- [Set problem] Copy the material below verbatim from the line with "Rebuild this chart" to the line with "Chart.register(...registerables);", both lines included, omitting pictures and every line outside that range.

- [Listing]
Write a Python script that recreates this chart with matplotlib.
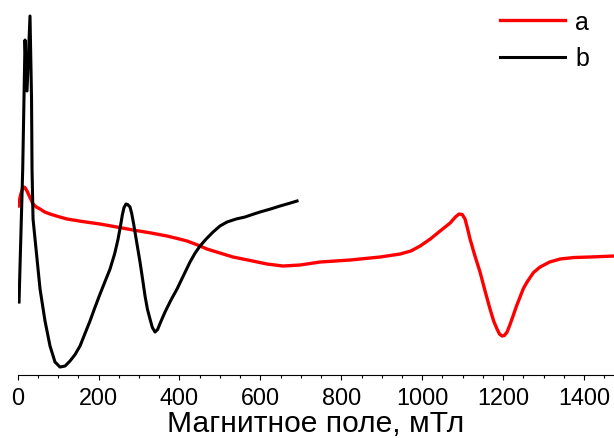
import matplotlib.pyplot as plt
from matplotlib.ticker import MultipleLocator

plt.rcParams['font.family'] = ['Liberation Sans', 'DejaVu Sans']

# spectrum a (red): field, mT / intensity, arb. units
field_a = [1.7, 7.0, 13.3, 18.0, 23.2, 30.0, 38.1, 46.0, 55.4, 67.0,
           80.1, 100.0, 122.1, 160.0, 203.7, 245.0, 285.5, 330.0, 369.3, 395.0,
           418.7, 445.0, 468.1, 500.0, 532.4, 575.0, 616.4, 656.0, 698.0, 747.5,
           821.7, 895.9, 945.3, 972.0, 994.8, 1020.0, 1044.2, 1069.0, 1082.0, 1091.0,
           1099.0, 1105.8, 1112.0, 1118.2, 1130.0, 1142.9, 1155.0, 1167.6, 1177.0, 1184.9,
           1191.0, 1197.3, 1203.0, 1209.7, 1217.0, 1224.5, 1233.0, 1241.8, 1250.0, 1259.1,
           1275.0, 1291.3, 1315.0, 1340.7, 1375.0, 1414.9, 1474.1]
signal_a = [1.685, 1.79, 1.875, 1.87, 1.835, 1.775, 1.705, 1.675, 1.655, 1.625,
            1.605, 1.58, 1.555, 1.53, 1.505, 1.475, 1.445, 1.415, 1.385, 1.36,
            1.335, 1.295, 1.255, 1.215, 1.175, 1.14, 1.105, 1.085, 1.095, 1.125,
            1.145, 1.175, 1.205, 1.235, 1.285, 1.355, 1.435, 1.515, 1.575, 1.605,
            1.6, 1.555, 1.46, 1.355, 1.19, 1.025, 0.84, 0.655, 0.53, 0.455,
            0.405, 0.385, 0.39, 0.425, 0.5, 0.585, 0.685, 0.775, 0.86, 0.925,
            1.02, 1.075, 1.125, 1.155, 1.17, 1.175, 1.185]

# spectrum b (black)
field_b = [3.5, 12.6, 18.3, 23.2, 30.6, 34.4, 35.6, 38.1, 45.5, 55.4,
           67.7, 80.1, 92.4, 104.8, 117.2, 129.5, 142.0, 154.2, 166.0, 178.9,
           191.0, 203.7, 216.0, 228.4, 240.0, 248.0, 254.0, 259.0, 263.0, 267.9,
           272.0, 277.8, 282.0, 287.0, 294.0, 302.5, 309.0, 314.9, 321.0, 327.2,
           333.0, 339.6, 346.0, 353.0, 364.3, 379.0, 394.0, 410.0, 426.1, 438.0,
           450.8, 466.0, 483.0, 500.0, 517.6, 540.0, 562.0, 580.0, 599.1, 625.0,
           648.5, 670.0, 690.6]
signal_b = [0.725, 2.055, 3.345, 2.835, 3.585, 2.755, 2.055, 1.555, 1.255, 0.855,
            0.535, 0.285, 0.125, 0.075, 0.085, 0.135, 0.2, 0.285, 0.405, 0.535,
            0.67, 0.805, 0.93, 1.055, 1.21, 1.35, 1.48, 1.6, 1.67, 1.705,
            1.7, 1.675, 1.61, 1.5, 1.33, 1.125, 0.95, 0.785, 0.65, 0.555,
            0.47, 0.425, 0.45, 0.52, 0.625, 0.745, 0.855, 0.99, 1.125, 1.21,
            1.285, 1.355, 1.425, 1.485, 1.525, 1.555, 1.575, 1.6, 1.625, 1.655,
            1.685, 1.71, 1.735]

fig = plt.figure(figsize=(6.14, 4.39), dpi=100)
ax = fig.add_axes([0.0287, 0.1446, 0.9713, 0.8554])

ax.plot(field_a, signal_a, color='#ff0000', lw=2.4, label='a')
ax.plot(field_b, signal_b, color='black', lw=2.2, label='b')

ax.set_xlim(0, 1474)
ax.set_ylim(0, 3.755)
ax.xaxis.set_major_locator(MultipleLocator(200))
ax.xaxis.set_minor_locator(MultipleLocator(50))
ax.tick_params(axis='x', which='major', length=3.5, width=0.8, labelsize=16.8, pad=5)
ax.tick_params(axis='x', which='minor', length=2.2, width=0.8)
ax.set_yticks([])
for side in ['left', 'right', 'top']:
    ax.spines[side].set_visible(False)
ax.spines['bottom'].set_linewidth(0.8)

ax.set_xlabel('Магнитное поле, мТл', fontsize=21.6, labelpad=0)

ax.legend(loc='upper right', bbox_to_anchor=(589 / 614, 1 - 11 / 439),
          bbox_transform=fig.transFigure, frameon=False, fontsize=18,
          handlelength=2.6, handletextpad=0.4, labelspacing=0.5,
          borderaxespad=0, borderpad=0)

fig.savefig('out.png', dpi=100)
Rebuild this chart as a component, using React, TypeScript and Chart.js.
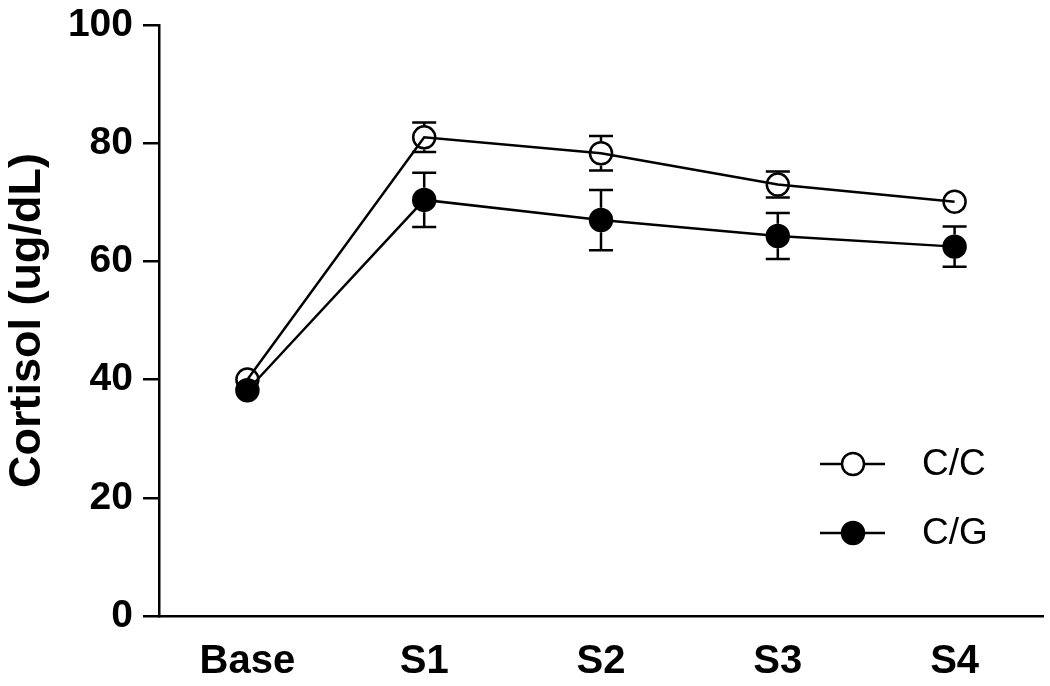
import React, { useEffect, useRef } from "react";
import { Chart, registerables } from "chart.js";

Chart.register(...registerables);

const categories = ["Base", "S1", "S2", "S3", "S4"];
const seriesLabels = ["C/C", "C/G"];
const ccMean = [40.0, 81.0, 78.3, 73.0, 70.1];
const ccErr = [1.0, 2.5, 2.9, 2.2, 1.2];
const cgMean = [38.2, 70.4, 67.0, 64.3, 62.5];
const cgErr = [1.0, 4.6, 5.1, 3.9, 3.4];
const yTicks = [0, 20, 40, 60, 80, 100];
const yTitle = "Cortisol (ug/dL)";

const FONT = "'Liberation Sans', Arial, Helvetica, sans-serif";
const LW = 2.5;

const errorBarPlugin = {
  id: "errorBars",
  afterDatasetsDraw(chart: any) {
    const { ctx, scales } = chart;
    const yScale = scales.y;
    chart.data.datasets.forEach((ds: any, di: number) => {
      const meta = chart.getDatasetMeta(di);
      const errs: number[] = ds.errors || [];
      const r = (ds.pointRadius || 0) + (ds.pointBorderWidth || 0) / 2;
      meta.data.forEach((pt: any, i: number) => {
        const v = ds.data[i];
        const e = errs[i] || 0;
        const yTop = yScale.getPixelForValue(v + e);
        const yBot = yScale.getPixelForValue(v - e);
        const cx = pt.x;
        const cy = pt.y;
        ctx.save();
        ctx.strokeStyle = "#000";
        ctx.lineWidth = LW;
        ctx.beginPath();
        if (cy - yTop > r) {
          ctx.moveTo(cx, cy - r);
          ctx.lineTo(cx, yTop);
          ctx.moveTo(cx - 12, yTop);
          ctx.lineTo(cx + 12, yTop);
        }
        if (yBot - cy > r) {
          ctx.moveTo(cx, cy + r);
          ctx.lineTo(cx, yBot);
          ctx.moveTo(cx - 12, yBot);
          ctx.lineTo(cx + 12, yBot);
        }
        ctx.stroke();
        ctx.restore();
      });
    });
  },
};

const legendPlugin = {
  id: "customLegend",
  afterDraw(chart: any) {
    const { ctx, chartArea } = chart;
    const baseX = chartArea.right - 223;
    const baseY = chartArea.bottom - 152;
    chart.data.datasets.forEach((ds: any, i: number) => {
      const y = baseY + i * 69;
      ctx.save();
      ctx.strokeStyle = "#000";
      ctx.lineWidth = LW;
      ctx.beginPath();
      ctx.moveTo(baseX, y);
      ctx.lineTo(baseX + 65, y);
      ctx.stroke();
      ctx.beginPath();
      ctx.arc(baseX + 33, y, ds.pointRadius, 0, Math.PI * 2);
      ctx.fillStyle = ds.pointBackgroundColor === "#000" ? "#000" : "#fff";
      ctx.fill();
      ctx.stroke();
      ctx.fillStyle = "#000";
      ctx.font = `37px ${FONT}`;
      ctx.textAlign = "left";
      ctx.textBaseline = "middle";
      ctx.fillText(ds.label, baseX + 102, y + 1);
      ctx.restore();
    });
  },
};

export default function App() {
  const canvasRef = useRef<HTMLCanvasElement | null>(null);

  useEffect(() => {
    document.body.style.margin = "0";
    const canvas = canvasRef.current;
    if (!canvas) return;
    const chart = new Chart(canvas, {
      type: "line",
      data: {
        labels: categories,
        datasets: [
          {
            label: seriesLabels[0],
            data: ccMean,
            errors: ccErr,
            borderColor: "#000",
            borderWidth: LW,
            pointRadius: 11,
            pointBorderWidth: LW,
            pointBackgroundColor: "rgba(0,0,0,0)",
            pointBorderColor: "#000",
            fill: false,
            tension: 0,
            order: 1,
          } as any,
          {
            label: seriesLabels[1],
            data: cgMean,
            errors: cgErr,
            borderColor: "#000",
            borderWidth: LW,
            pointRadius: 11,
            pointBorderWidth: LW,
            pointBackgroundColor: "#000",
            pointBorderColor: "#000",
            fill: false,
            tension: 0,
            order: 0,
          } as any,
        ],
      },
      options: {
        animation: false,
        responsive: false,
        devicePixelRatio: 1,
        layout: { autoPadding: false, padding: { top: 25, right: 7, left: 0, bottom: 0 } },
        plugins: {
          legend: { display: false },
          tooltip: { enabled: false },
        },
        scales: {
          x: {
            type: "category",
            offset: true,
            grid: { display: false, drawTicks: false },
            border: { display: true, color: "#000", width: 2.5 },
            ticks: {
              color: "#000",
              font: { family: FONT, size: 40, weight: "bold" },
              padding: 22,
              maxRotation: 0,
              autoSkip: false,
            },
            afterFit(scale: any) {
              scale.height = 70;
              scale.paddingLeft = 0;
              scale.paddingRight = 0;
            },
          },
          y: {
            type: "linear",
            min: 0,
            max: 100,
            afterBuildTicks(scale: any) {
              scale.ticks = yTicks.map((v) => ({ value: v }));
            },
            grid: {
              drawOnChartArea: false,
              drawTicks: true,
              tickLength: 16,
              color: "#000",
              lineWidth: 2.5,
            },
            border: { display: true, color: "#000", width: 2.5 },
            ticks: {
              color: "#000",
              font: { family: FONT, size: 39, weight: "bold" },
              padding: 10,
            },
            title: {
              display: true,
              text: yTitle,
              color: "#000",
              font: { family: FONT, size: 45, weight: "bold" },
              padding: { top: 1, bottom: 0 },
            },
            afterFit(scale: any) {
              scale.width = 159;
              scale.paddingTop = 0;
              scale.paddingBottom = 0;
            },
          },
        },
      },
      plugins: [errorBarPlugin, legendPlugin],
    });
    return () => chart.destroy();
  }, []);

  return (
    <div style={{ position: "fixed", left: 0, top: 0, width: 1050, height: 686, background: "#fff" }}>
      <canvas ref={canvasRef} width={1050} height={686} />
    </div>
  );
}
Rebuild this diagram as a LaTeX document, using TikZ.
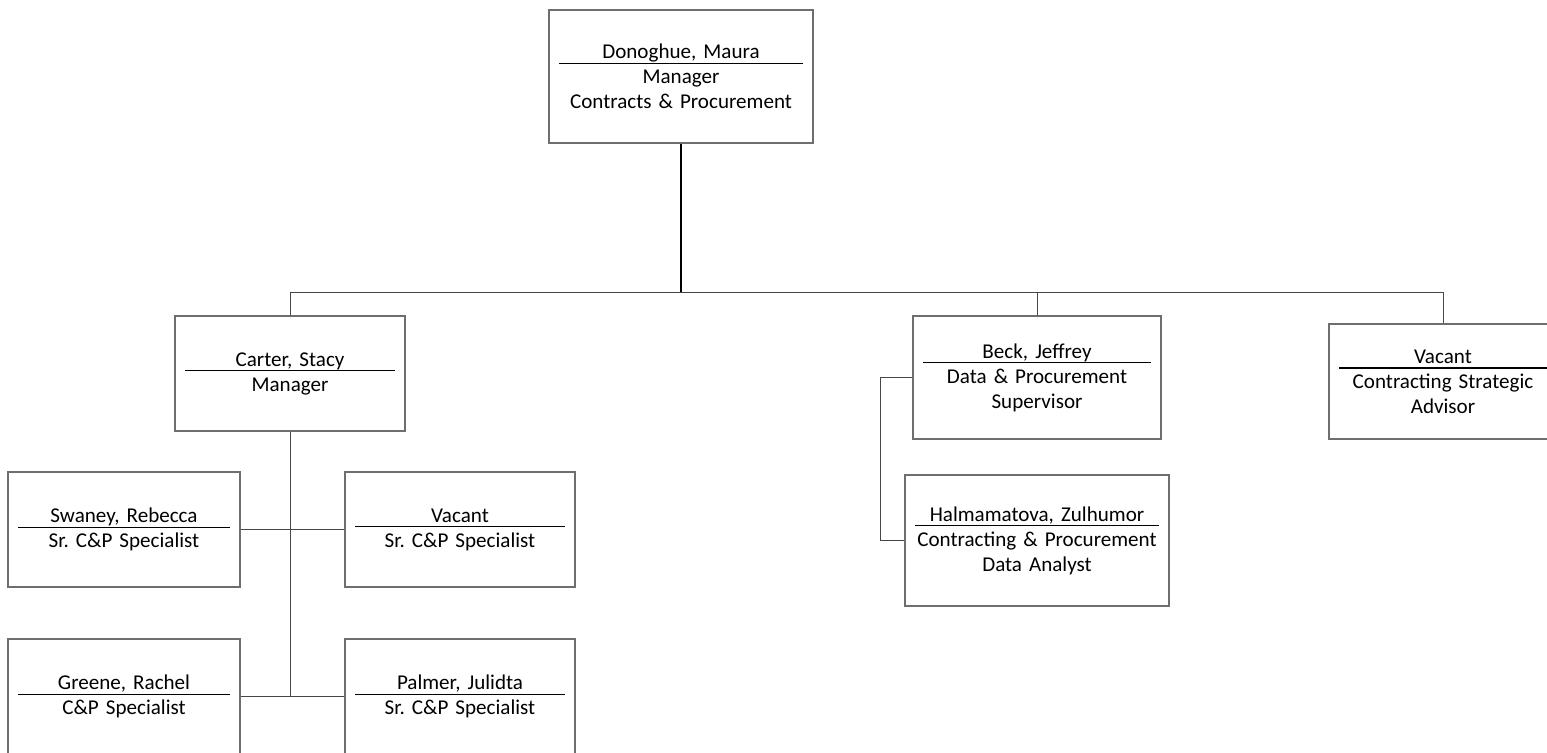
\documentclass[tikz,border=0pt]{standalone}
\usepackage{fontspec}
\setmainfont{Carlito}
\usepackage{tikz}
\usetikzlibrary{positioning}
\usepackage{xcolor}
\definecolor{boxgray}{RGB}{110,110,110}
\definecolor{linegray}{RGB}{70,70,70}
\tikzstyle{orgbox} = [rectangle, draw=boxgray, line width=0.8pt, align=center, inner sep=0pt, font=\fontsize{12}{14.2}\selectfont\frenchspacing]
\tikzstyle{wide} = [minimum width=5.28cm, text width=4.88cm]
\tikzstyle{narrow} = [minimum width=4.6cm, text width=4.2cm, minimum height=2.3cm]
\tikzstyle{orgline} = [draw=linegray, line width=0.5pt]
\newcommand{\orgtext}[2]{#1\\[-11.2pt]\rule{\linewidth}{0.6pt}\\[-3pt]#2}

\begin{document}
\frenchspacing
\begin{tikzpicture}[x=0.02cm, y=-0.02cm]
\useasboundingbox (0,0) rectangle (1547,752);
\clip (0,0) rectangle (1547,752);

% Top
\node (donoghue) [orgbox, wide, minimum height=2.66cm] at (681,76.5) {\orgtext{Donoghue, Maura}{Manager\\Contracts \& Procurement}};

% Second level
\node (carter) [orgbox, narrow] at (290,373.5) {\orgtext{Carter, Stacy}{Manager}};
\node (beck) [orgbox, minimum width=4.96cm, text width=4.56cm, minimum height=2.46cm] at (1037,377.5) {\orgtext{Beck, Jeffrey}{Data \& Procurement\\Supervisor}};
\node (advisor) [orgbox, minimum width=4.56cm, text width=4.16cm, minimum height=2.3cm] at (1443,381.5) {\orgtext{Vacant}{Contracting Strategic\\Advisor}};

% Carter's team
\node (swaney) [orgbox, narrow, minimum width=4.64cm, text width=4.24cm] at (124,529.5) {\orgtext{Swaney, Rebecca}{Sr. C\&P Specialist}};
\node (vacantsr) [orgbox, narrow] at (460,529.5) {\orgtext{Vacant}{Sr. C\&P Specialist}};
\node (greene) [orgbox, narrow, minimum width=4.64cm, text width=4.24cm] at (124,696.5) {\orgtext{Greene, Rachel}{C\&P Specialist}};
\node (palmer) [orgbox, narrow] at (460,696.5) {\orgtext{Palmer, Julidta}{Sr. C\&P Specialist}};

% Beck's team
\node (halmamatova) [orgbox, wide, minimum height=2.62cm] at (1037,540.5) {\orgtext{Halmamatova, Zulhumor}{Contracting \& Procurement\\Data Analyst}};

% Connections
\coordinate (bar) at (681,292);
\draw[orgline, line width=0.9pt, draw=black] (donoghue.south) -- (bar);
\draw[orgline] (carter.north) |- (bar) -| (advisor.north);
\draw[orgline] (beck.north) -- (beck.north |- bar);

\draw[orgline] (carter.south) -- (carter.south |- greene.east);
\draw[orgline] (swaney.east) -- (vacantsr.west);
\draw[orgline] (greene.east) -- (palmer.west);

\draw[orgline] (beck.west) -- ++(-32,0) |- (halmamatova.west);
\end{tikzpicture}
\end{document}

- [Response]
Rebuild this chart as a component, using React, TypeScript and Chart.js.
import React, { useEffect, useRef } from "react";
import { Chart, registerables } from "chart.js";

Chart.register(...registerables);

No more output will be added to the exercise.